March 25, 2015
Victoria, BC – Canada’s laws for charities are in need of urgent reform. A new ELC report released today calls for sweeping modernization of Canadian charitable law in line with other jurisdictions such as the U.S., Australia, New Zealand and England.
Prepared for DeSmog Canada, the report finds current rules in Canada around “political activity” — defined by Canada Revenue Agency as any activity that seeks to change, oppose or retain laws or policies — are ambiguous and confusing and the penalties for breaking the rules are too harsh.
“It’s difficult for any charity to be certain it’s carrying out its activities within the rules,” said Calvin Sandborn, legal director of the Environmental Law Centre at the University of Victoria. “This has created a confused and anxious charitable sector and detracts from them carrying out their important work.”
Australia and New Zealand, also common law jurisdictions, have modernized their laws in recent years to allow charities to conduct more policy advocacy in carrying out their missions.
The report finds there is currently potential for political interference with the tax auditing of charities and calls for the creation of an independent Canadian Charities Commission.

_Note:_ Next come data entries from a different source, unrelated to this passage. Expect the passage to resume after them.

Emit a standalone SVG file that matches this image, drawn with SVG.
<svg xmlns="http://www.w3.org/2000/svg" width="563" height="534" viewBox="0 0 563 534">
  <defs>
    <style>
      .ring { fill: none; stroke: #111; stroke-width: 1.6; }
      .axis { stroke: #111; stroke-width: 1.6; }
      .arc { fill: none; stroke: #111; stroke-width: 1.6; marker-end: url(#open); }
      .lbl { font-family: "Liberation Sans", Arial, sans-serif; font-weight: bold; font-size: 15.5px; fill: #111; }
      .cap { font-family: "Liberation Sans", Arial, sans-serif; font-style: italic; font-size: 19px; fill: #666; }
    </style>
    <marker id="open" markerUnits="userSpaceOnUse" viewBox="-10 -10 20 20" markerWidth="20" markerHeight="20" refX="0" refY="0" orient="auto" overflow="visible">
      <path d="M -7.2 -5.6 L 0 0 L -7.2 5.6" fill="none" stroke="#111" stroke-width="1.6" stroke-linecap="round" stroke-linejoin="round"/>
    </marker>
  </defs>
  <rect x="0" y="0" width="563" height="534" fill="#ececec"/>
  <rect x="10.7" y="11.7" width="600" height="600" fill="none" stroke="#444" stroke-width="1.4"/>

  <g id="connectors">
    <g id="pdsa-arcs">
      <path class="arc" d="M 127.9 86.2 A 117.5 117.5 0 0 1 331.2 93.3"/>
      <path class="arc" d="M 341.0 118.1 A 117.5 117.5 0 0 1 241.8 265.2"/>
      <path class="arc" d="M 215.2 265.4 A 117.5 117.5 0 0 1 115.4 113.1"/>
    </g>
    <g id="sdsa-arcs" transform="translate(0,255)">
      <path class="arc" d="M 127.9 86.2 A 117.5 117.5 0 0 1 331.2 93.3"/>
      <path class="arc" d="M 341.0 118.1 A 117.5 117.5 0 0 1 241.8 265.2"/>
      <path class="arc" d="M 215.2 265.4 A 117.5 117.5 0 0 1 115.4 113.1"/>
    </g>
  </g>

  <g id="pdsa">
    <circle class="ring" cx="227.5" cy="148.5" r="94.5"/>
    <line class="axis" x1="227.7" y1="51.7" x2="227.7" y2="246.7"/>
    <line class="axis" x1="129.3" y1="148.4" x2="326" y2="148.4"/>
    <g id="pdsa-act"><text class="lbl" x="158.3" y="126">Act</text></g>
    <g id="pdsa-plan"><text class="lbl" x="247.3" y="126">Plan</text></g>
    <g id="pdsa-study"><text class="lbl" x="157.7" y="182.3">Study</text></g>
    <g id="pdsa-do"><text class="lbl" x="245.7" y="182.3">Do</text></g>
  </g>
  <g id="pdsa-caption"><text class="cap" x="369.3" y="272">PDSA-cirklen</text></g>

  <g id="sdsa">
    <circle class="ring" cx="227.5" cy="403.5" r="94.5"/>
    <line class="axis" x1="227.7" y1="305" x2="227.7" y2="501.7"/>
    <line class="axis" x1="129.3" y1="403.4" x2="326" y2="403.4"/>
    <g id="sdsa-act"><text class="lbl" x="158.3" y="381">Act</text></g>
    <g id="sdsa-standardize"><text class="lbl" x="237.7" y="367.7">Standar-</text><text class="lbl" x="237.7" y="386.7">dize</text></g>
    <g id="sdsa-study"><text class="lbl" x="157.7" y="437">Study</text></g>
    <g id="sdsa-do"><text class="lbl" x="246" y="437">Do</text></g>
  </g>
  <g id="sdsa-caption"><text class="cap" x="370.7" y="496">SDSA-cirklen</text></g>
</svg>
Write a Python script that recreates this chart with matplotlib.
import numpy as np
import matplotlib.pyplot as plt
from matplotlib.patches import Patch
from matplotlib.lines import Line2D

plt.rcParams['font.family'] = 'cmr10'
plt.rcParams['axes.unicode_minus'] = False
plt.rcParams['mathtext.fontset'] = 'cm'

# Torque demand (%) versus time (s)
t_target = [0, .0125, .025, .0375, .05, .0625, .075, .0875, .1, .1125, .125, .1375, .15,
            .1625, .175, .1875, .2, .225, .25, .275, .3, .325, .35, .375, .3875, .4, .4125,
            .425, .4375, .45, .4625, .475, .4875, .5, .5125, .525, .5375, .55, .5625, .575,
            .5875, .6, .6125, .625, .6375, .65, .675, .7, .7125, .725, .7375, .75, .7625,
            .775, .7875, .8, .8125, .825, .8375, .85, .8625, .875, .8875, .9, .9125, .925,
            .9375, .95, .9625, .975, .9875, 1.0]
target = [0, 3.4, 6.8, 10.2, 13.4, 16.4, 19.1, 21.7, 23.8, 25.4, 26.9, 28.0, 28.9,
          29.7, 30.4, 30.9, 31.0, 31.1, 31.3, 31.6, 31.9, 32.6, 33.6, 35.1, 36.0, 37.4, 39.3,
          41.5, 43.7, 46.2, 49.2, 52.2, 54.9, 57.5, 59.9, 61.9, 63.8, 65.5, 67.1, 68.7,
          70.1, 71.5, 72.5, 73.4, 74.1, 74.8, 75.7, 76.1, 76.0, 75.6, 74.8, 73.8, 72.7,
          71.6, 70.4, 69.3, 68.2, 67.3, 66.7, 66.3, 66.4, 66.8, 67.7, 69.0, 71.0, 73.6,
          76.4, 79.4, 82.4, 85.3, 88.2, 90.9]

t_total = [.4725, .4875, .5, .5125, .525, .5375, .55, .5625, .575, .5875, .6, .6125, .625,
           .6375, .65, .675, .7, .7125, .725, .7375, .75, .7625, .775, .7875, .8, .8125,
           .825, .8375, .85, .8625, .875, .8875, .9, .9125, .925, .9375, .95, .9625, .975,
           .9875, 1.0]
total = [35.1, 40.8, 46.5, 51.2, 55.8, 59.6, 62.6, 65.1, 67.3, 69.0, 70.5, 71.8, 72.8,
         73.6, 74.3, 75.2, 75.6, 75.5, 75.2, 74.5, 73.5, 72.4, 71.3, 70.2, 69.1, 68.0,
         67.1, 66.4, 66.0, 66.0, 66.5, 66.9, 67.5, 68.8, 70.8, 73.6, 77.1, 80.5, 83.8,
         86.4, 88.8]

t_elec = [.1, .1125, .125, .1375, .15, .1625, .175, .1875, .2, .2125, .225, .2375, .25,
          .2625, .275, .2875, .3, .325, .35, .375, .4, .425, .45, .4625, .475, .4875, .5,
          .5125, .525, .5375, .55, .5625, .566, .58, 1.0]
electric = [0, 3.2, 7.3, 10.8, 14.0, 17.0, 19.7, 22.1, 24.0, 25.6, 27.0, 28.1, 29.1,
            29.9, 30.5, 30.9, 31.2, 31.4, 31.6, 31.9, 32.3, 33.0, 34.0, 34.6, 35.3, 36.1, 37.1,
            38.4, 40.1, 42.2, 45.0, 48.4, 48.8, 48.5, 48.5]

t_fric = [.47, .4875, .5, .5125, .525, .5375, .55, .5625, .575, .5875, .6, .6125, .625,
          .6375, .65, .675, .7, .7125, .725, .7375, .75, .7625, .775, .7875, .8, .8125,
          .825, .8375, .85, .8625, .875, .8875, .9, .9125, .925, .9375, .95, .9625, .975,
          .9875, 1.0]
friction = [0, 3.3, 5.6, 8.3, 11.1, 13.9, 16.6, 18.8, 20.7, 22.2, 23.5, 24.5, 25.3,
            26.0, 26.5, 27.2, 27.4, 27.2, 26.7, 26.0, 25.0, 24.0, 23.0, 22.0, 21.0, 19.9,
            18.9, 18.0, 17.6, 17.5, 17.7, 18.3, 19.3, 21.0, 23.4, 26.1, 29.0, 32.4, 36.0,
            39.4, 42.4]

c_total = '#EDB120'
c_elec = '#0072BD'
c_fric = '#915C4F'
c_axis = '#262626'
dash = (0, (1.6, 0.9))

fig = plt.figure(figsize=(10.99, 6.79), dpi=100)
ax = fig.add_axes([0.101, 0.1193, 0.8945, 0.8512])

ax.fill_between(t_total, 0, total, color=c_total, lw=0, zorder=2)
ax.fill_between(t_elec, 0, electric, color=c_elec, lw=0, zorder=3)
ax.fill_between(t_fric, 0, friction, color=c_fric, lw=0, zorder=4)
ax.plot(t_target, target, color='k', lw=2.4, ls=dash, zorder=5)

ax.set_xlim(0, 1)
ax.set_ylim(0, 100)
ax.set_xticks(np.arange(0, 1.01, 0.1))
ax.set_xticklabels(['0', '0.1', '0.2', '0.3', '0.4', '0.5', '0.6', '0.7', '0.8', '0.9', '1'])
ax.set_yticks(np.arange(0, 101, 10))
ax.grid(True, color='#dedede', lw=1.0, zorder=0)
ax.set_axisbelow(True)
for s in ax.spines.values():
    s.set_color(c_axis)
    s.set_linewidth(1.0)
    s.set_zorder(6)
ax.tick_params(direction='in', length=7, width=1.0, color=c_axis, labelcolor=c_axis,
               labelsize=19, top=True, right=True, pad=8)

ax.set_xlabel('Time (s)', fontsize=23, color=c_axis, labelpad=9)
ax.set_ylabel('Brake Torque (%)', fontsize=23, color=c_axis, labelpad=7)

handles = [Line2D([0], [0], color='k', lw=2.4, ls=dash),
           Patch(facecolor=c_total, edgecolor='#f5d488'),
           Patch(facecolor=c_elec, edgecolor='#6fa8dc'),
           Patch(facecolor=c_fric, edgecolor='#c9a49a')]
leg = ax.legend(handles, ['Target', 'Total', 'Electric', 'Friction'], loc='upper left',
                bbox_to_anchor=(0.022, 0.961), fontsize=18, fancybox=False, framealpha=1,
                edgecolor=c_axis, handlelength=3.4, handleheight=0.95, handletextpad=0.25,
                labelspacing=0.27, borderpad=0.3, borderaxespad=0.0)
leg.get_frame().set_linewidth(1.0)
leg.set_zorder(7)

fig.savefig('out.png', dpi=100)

In 2012, the federal government set aside $13.4 million to audit “political activities” of Canada’s charities. Since then, the Canada Revenue Agency (CRA) has undertaken audits of more than 52 charities, including seven of Canada’s most prominent environmental charities.
The report makes five key recommendations to modernize Canada’s charitable law.
1) Remove any potential for political interference by establishing a politically independent Charities Commission like the one in England and Wales. Currently, there is a direct structural chain of command from the Minister of National Revenue to the charities directorate, which audits charities.
2) Establish clearer rules about what constitutes “political activity” and provide a more generous limit on allowable “political activity.” U.S. rules are often more generous; Australia and New Zealand are now allowing more political activity; and many European countries place no limit at all on a charity’s political activities.
3) Modernize the definition of what qualifies as charitable — to rectify things like the CRA’s anachronistic ruling that Oxfam could not have a charitable goal of “prevention of poverty.”
4) Get rid of the “death penalty” for minor violations of the 10 per cent cap on political activities. The emphasis should be to achieve compliance — not to destroy the charitable organization.
5) Law and policy should be amended to encourage the intervention of Provincial Attorneys General in appeals involving charities and federal tax ministers of the Crown. This would help ensure that someone advocates the general public interest in questions regarding the meaning of “charity” and other charitable principles and laws.
It’s important to note that while Canadian charities are currently prohibited from undertaking more than 10 per cent “political activities” as defined by the CRA, political advertising campaigns by companies are tax-deductible.
“This contrasting treatment of business and charities under the Income Tax Act has the effect of encouraging businesses to take political action in support of commercial and private interests — while hindering the counterbalancing efforts of charities working to protect public interests,” Sandborn said.
Canadian charities and non-profit organizations account for more than eight per cent of Canada’s GDP. As of the end of 2013, there were more than 86,000 registered charities in Canada.
The report was prepared for DeSmog Canada, a non-profit public interest news outlet.